Every fourth adult male in Russia has spent some time in prison, Igor Yakovenko says; and in some places far from Moscow and St. Petersburg, that share is far higher. Thus, doing time is not viewed as something shameful or bad but “normal or even honorable,” and the customs of the jail have spread to Russian political life.
Indeed, the Russian commentator says,
Vladimir Putin, who came out of the security agencies which dispatched so many people to prison, has attracted attention since 2000 for his use of criminal jargon; but the penetration of the criminal world into the everyday one is much deeper than rhetoric. It explains why certain things are done or not done by the authorities and by Russians more generally.
Yakovenko gives as an example “the pathological homophobia” in Russia, a collection of attitudes which are “completely inexplicable for Europeans and Americans where homophobia of course is present but as a kind of exotic anomaly.” In Russia, on the other hand, it is a core belief.

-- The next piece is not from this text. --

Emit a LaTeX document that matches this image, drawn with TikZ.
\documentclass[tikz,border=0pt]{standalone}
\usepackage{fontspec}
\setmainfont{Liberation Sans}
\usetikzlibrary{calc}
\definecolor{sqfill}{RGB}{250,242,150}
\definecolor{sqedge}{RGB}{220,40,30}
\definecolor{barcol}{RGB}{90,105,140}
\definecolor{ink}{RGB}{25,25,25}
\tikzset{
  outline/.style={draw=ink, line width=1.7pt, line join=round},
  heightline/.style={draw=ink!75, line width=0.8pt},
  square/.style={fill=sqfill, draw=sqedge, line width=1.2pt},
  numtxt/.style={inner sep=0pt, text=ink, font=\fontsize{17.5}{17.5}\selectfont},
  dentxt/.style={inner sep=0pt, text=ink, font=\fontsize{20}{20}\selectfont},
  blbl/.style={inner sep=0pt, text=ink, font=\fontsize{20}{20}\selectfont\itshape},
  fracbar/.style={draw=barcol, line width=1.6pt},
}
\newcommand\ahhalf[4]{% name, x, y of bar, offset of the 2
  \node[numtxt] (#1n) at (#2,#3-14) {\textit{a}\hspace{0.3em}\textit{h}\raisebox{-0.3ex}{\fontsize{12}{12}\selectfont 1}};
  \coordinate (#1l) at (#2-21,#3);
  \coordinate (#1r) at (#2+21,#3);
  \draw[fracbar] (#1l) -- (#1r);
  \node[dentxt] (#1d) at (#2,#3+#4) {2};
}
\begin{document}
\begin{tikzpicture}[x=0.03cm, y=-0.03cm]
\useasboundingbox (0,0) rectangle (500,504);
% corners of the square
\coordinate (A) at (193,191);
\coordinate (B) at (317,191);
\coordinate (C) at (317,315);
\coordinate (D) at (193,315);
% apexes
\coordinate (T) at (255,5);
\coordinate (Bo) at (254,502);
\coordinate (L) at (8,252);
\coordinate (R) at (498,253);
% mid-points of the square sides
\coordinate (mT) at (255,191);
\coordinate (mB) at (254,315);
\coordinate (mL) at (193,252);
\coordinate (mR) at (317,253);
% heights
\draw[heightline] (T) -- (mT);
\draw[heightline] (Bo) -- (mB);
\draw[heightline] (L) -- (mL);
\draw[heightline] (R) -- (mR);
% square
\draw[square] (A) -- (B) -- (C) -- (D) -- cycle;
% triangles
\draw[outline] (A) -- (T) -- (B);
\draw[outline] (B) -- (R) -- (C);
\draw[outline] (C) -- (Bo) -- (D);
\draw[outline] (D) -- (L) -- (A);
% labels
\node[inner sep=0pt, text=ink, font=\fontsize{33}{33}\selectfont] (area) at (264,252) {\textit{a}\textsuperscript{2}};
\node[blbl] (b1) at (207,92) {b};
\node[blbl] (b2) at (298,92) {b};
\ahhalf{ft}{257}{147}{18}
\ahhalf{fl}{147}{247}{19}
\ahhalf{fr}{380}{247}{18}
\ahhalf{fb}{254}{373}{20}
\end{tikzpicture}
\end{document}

“It is thus no accident,” Yakovenko says, “that the law on the prohibition of propaganda of homosexuality has become a truly ‘popular’ law: According to VTsIOM, 88 percent of Russians support it, a figure even somewhat higher than back Putin and almost as high as the one about the backing of the annexation of Crimea.”
“It isn’t difficult to see all these criminal methods in Russian politics,” the commentator continues; and he offers two examples from the last week.
The first involves Moscow’s decision to send Yuliya Samoilova to represent Russia at the Eurovision song competition in Kyiv. He says that there were two reasons for this: first, her being in a wheelchair; and second, Crimea.
Consequently, even if the Ukrainian government does agree to admit her, some Ukrainians will be outraged; and their expression of outrage will be something that Moscow not only will exploit but is counting on provoking in order to exploit, Yakovenko says, exactly the kind of calculation a criminal would make.
The second case revolves around the new law proposal by State Duma deputies Poklonskaya and Zatulin to offer Russian citizenship to anyone who lived or whose ancestors lived in the USSR or the Russian Empire, even if they do not give up their other citizenship and even if there is no bilateral agreement on dual citizenship.
“There will be several consequences of this provocation,” Yakovenko says. Georgia experienced nine years ago the first of these when Moscow distributed Russian passports in Abkhazia and South Ossetia so that any “mistreatment” of people there was not simply against ethnic Russians but against citizens of Russia.
“Another completely obvious consequence of this ‘jus soli’ provocation will be to add to the number of the loyal electorate in Russia itself.” People who get passports this will be “much more devoted” to the regime than even the Uralvagonzavod workers or the Kadyrovites in Chechnya” – not to mention the possibility of falsification of election results among such people.
Yakovenko concludes that “a normal and civilized individual does not have a good answer to these criminal challenges.” But he points out that there is one that will work: responding forcefully and in kind: “Neither the history of Russian jails nor the history of humanity give any other variants” likely to work.